▶ Given instruction
Both the line containing "Rebuild this chart" and the line containing "plt.rcParams['font.family'] = ['Roboto', 'DejaVu" are part of the range to copy, along with every line between them. Copy it exactly and leave out the pictures.

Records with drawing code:
_ _ _
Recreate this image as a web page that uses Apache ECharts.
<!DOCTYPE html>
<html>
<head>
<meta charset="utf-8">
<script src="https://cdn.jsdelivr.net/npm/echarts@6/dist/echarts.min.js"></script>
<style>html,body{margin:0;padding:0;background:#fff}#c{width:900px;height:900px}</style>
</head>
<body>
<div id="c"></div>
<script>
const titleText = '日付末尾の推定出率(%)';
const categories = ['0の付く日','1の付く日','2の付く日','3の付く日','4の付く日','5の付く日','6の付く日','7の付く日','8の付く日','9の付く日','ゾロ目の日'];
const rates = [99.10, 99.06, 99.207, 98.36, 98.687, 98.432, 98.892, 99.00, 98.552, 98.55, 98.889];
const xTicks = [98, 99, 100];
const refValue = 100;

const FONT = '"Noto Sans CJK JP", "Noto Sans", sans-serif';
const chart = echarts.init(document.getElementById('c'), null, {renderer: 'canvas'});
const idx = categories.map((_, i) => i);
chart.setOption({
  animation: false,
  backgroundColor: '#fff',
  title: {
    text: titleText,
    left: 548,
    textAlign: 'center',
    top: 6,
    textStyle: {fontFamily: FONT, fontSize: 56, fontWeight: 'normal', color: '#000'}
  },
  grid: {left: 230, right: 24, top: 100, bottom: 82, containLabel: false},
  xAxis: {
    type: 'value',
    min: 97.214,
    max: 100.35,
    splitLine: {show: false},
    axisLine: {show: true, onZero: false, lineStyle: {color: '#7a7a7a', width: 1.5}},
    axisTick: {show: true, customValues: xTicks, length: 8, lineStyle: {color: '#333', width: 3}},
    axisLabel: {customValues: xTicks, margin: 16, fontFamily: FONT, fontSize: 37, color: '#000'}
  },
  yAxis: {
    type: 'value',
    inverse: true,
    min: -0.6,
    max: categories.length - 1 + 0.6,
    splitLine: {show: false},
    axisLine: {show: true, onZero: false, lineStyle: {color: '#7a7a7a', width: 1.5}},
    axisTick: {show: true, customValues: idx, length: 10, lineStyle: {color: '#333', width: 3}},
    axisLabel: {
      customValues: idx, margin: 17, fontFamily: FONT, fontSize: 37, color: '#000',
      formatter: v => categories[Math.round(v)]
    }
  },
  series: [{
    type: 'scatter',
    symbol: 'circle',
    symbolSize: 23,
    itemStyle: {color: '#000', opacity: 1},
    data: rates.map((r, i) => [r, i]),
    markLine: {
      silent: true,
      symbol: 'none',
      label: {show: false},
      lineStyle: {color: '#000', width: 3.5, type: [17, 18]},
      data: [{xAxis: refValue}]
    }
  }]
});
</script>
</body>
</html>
_ _ _
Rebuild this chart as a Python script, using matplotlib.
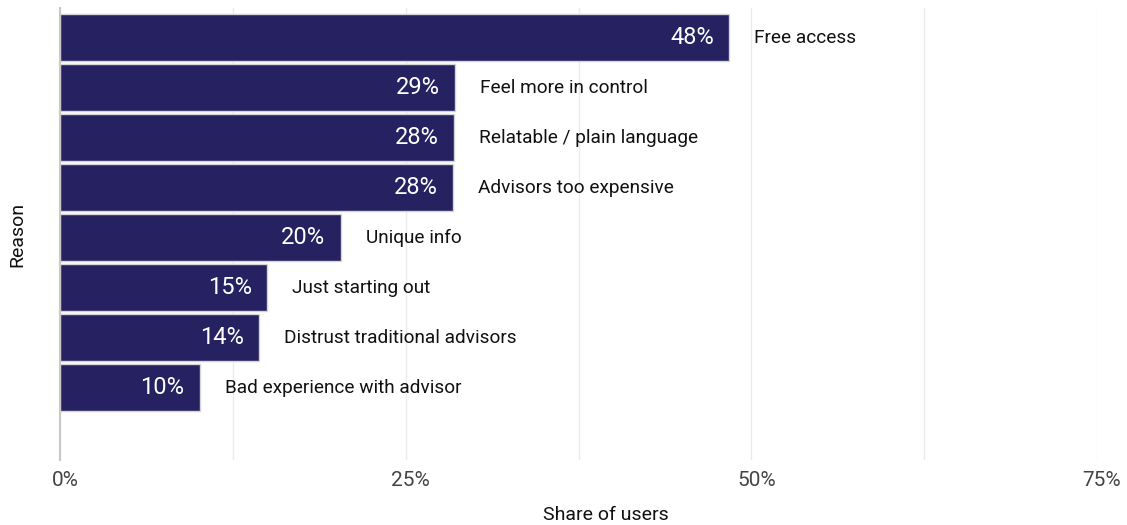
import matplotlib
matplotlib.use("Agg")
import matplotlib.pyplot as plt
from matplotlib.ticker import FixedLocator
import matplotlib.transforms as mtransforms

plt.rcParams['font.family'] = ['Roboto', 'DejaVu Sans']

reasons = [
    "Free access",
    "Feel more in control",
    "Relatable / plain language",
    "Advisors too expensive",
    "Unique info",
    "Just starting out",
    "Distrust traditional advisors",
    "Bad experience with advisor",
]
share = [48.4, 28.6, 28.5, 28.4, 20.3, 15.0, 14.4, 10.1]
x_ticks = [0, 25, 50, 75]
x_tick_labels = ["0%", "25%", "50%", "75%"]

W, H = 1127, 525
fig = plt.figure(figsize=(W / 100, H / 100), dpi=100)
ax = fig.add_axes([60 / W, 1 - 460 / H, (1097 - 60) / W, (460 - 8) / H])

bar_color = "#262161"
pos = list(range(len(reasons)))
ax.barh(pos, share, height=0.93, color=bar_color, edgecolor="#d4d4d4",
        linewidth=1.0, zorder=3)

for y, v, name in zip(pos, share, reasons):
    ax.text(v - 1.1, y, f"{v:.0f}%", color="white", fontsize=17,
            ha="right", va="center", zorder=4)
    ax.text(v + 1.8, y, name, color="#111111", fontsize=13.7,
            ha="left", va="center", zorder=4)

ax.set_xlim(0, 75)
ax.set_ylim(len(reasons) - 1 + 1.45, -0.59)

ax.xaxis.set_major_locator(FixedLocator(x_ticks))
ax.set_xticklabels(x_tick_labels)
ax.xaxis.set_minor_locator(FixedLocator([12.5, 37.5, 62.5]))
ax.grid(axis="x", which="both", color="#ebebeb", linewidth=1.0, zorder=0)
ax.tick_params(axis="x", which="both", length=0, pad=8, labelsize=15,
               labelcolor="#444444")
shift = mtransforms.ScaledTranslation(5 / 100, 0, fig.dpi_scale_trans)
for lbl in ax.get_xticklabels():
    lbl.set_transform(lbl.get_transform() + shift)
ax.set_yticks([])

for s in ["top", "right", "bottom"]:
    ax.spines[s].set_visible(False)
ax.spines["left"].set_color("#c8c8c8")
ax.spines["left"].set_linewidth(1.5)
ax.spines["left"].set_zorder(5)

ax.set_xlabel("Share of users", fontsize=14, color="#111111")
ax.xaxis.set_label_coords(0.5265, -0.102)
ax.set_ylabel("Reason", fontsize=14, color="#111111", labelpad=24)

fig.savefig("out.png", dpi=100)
_ _ _
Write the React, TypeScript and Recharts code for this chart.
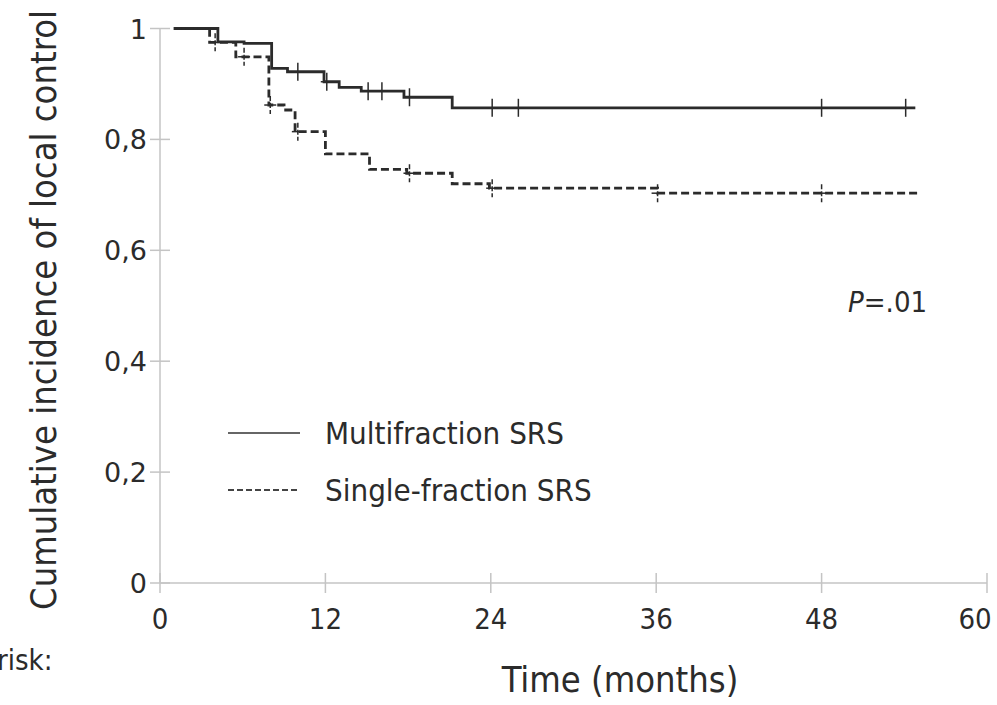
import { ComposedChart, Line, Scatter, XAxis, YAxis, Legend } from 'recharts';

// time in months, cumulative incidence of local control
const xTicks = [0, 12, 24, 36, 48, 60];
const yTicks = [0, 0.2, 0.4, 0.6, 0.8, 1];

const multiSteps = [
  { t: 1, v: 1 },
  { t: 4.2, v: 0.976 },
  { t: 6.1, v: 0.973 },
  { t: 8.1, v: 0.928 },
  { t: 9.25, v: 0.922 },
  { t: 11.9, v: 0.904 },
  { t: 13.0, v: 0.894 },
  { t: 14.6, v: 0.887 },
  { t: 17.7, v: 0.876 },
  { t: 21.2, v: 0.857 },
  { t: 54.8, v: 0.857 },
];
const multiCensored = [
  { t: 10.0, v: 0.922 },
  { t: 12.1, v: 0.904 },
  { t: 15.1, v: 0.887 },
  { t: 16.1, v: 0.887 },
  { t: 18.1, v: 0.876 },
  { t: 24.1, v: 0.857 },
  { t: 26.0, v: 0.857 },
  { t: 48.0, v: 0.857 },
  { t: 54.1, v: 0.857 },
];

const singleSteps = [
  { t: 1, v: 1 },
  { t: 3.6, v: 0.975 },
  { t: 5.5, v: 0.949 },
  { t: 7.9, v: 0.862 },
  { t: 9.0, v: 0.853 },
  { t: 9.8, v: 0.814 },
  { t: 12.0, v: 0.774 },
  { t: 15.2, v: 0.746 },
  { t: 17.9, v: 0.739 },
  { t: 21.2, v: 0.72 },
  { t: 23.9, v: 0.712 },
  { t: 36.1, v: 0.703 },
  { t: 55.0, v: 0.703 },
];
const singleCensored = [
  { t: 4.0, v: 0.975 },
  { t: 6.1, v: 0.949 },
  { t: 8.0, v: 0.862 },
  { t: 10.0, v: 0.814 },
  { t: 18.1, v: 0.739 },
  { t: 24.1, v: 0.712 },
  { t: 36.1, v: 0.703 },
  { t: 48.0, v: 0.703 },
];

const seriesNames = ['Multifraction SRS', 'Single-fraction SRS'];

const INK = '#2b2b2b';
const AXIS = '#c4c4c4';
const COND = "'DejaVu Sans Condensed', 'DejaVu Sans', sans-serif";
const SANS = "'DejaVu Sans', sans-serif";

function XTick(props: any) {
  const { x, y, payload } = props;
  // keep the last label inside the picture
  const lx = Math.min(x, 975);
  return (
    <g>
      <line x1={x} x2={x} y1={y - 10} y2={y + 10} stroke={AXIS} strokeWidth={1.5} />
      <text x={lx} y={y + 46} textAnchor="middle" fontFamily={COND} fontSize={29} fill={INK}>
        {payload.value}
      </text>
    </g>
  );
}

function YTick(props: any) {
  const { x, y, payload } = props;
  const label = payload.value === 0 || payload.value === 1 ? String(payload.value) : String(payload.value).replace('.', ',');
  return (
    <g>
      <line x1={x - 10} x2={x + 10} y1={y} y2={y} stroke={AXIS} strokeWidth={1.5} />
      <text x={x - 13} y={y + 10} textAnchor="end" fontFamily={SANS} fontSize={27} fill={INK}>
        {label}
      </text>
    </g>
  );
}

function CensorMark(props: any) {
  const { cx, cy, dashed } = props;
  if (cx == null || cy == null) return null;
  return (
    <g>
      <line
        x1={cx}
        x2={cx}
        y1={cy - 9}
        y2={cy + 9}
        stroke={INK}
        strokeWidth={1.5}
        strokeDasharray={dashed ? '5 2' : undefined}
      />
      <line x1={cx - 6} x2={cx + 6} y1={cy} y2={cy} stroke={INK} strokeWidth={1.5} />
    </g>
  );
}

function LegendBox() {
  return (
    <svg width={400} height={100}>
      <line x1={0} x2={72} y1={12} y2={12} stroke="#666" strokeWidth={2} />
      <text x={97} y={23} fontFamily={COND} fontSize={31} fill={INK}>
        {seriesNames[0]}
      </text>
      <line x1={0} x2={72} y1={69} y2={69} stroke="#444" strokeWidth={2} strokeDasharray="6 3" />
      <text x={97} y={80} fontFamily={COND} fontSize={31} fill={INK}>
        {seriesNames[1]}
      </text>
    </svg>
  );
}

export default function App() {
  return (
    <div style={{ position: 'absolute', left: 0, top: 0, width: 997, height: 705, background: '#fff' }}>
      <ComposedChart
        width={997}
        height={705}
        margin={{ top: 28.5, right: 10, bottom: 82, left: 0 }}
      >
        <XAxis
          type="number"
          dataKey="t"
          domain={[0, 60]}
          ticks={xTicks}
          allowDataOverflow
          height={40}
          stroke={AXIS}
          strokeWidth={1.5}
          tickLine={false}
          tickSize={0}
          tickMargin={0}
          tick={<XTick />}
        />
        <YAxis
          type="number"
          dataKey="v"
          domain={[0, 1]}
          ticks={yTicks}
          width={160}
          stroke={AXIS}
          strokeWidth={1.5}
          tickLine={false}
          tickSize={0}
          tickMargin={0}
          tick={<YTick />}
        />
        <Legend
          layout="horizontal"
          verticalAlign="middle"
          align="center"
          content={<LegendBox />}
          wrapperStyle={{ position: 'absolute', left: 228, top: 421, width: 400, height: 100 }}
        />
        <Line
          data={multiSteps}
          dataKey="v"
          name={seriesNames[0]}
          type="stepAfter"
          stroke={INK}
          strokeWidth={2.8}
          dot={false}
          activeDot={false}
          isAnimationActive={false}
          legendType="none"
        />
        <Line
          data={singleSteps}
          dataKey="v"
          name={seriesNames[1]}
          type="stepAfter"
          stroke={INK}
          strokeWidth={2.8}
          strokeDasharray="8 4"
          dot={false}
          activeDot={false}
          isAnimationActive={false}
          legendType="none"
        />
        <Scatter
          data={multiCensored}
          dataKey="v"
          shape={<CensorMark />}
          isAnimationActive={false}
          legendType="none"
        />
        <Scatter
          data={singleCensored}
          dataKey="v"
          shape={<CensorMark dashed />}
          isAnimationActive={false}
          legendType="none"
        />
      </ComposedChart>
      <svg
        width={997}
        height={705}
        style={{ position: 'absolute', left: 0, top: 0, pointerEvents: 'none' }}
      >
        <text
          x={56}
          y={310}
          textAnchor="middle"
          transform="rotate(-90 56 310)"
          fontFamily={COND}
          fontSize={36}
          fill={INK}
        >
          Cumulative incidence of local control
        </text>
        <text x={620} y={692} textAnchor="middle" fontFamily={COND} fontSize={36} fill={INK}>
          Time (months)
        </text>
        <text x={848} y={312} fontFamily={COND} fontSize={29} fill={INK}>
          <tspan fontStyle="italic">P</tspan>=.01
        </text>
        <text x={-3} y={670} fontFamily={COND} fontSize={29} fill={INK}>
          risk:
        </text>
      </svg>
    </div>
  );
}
_ _ _
▶ Output for this task
Rebuild this chart as a Python script, using matplotlib.
import matplotlib
matplotlib.use("Agg")
import matplotlib.pyplot as plt
from matplotlib.ticker import FixedLocator
import matplotlib.transforms as mtransforms

plt.rcParams['font.family'] = ['Roboto', 'DejaVu Sans']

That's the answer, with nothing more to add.